Baca Kebudayaan dan Tradisi Syiah di Maluku: Studi Kasus Komunitas Muslim Hatuhaha [1/2]
Pandangan tersebut muncul dipengaruhi oleh beberapa faktor; pertama, pandangan eklusif Islam yang menganggap Islam sama dengan Arab. Kedua, ulama Persia dalam menyebarkan Islam lebih suka dan cenderung untuk menggunakan bahasa Arab. Akibatnya masyarakat memahaminya sebagai orang Arab. Ketiga, secara fisik orang-orang Persia sangat mirip dengan orang Arab. Keempat, mereka yang punya status sosial tinggi di masyarakat, seperti; raja, ilmuwan-intelektual, sejarawan, dan pemimpin agama mempunyai kontribusi yang kuat untuk semakin menegaskan persepsi tersebut dengan taken for granted (diremehkan), tanpa melakukan penelitian secara akurat dan mendalam. Sebagai contoh, tidak ada orang yang mengetahui bahwa Sayyid Jamaluddin Husein al-Kubra sebagai orang Persia, ulama besar yang merupakan kakek dari para wali songo, yang datang ke Sulawesi jauh sebelum Datuk Ri Bandang, Datuk Patimang, serta Datuk Di Tiro menginjakkan kakinya di Kerajaan Tallo.
Menurut Martin Van Bruinessen (1995) bahwa anak-anak Syah Ahmad, Jamaluddin dan saudara-saudaranya, sudah diduga mengembara ke Asia Tenggara. Jamaluddin, pada awalnya, menginjakan kaki di Kamboja terus ke Aceh. Setelah itu, ia berlayar ke Semarang dan menghabiskan bertahun-tahun waktunya di pulau Jawa. Akhirnya, ia melanjutkan perjalanan ke Pulau Sulawesi dan tinggal di sana sampai wafat. Menurut riwayat lain, ia menyebarkan Islam ke Indonesia dengan kafilah keluarganya. Ketika ia menuju ke Pulau Jawa, anaknya Sayyid Ibrahim (Maulana Malik Ibrahim) tetap di Aceh untuk mendidik rakyat tentang Islam. Sayyid Jamaluddin Husein al-Kubra tiba di Pulau Jawa pada masa imperium Majapahit. Beberapa tahun tinggal di bawah pemerintahan Majapahit, lalu menuju ke negeri Bugis, dan ia meninggal di Wajo (Sulawesi Selatan).

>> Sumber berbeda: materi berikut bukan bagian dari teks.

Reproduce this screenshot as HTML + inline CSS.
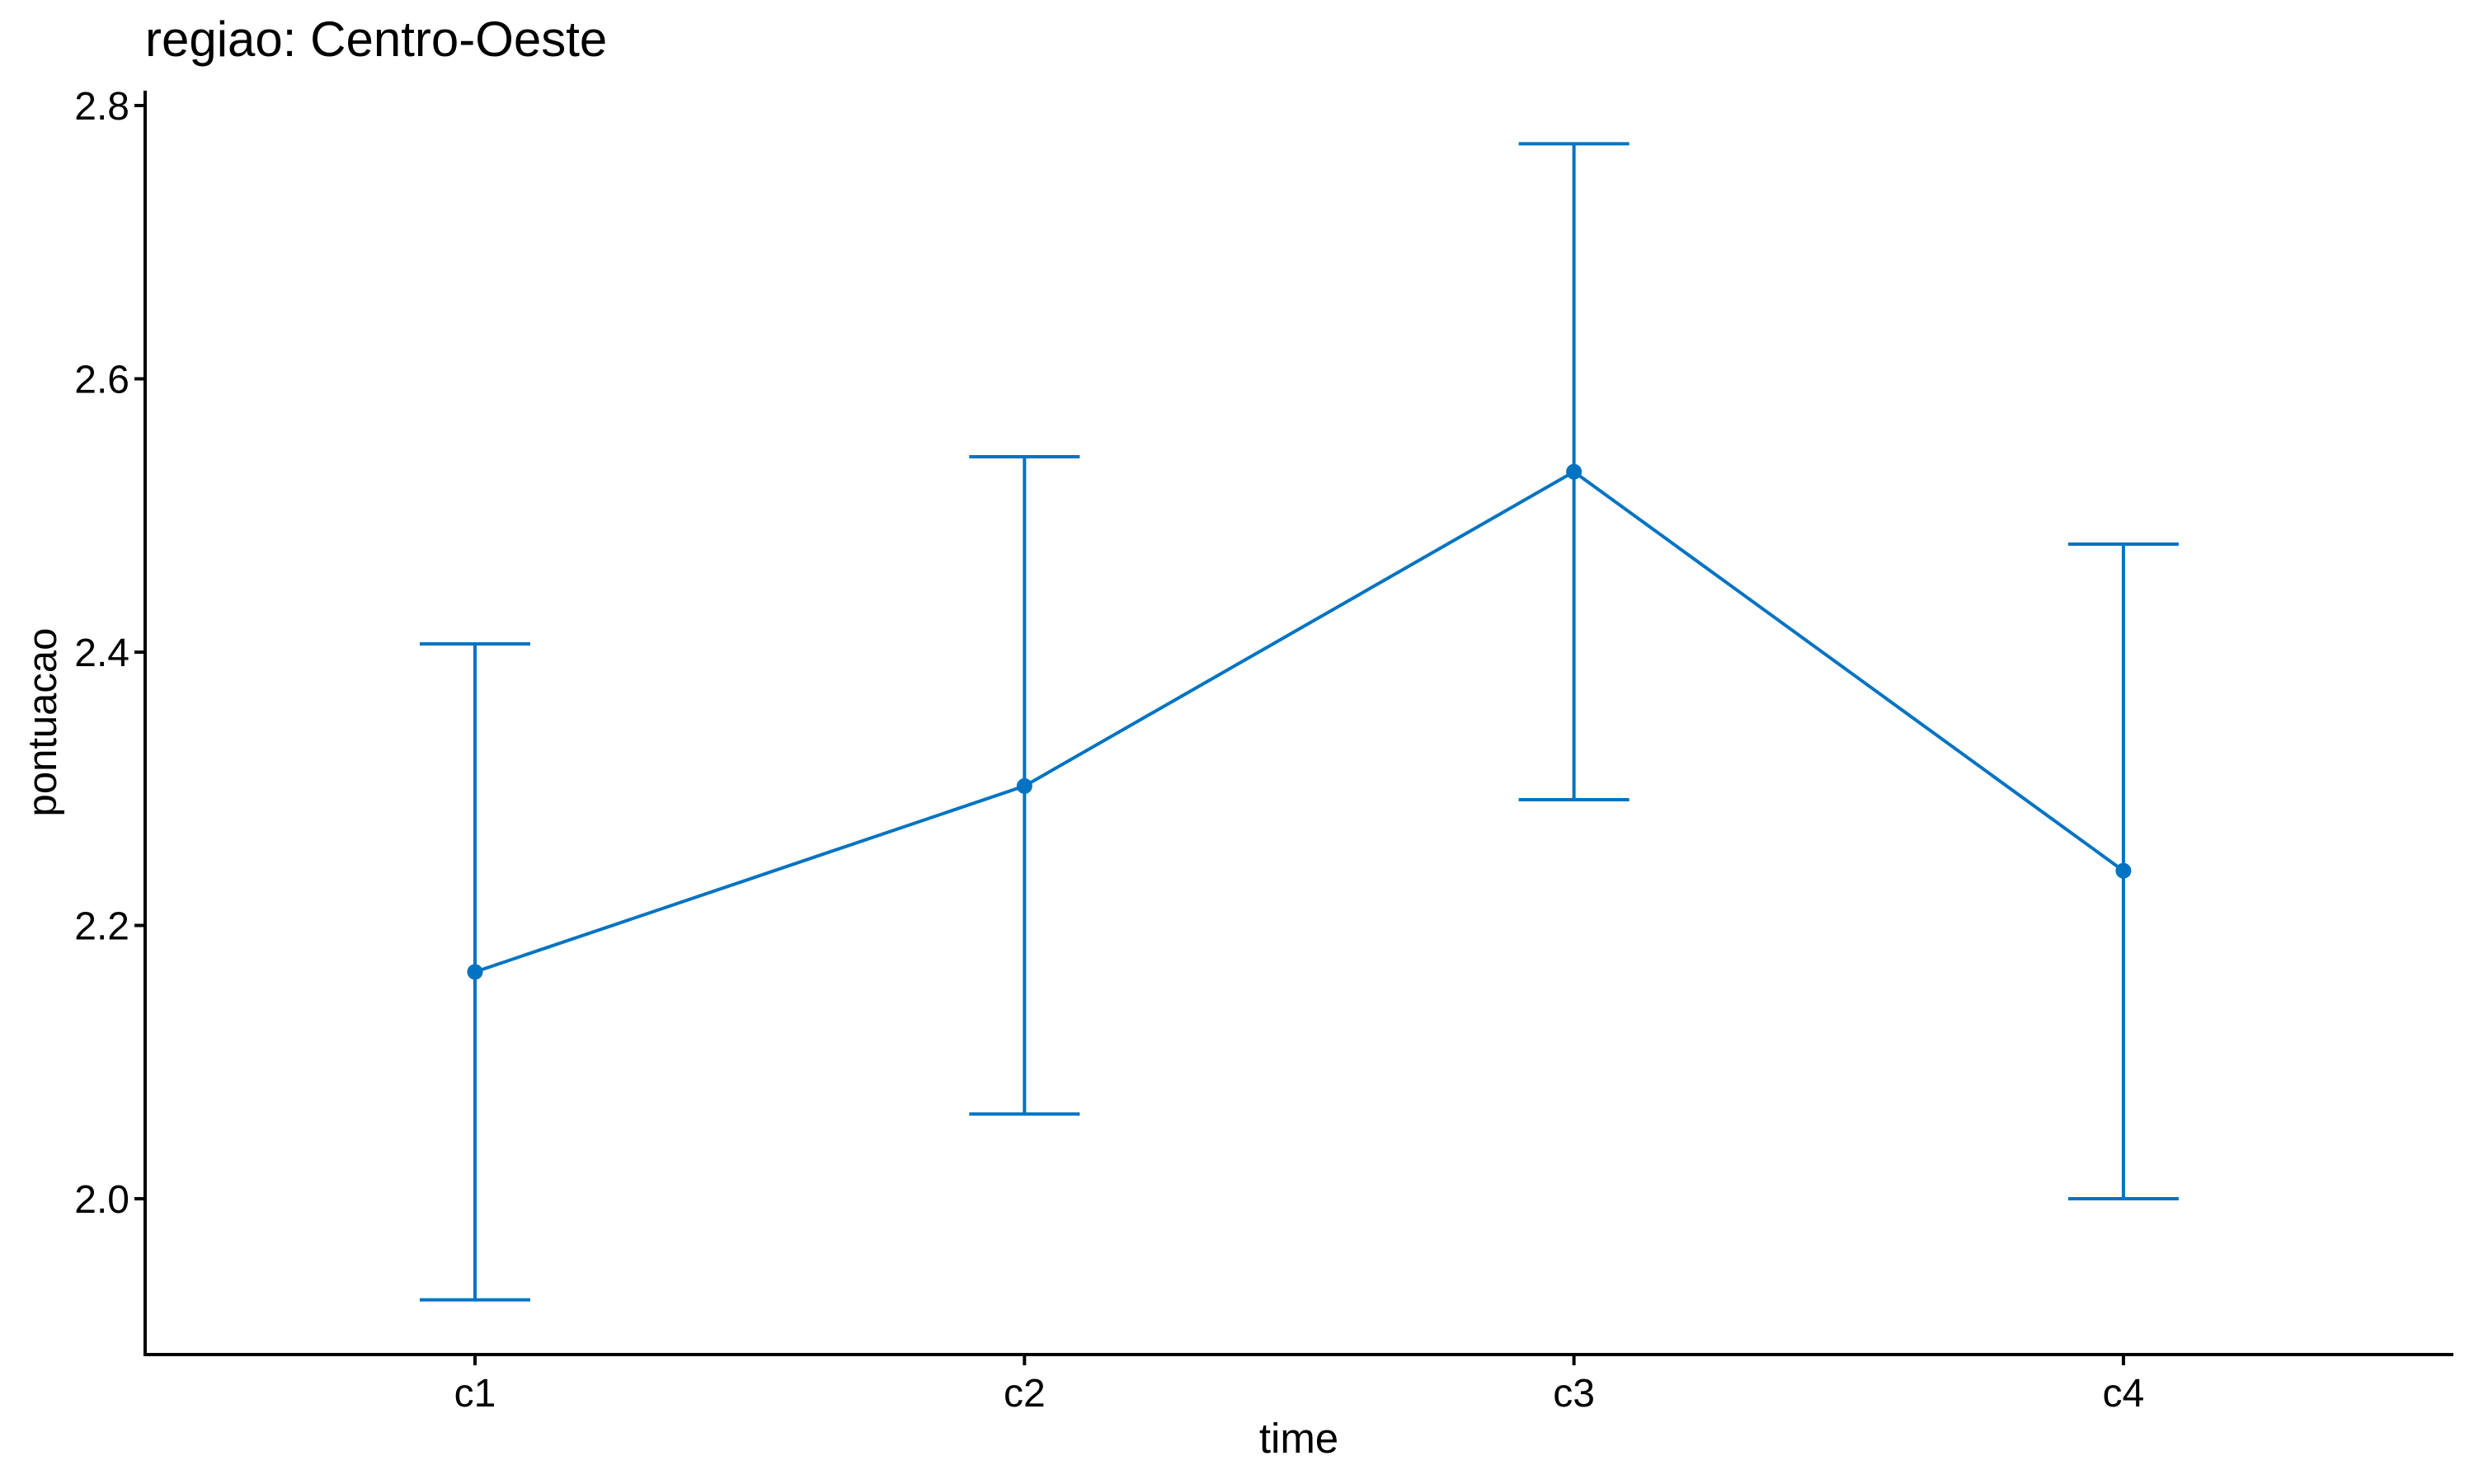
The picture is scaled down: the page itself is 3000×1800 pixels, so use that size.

Van Bruinessen (1995) mencatat bahwa Sayyid Jamaluddin Husein al-Kubra tiba di tanah Bugis pada tahun 1452 Masehi, dan meninggal pada 1453 Masehi. Uka Tjandrasassmita (2006), sejarawan terkemuka Indonesia, memperkirakan bahwa Sayyid Jamaluddin Husein al-Kubra masuk ke Sulawesi Selatan (Tosora-Wajo) pada pertengahan abad ke-14 Graaf dan Pigeaud mengakui bahwa Sayyid Jamaluddin Husein al-Kubra adalah orang suci legendaris dan juga dikenal sebagai ulama suci Islam. Dalam versi lain, Amir Djumbia (2009), Staf Publikasi Balai Pelestarian.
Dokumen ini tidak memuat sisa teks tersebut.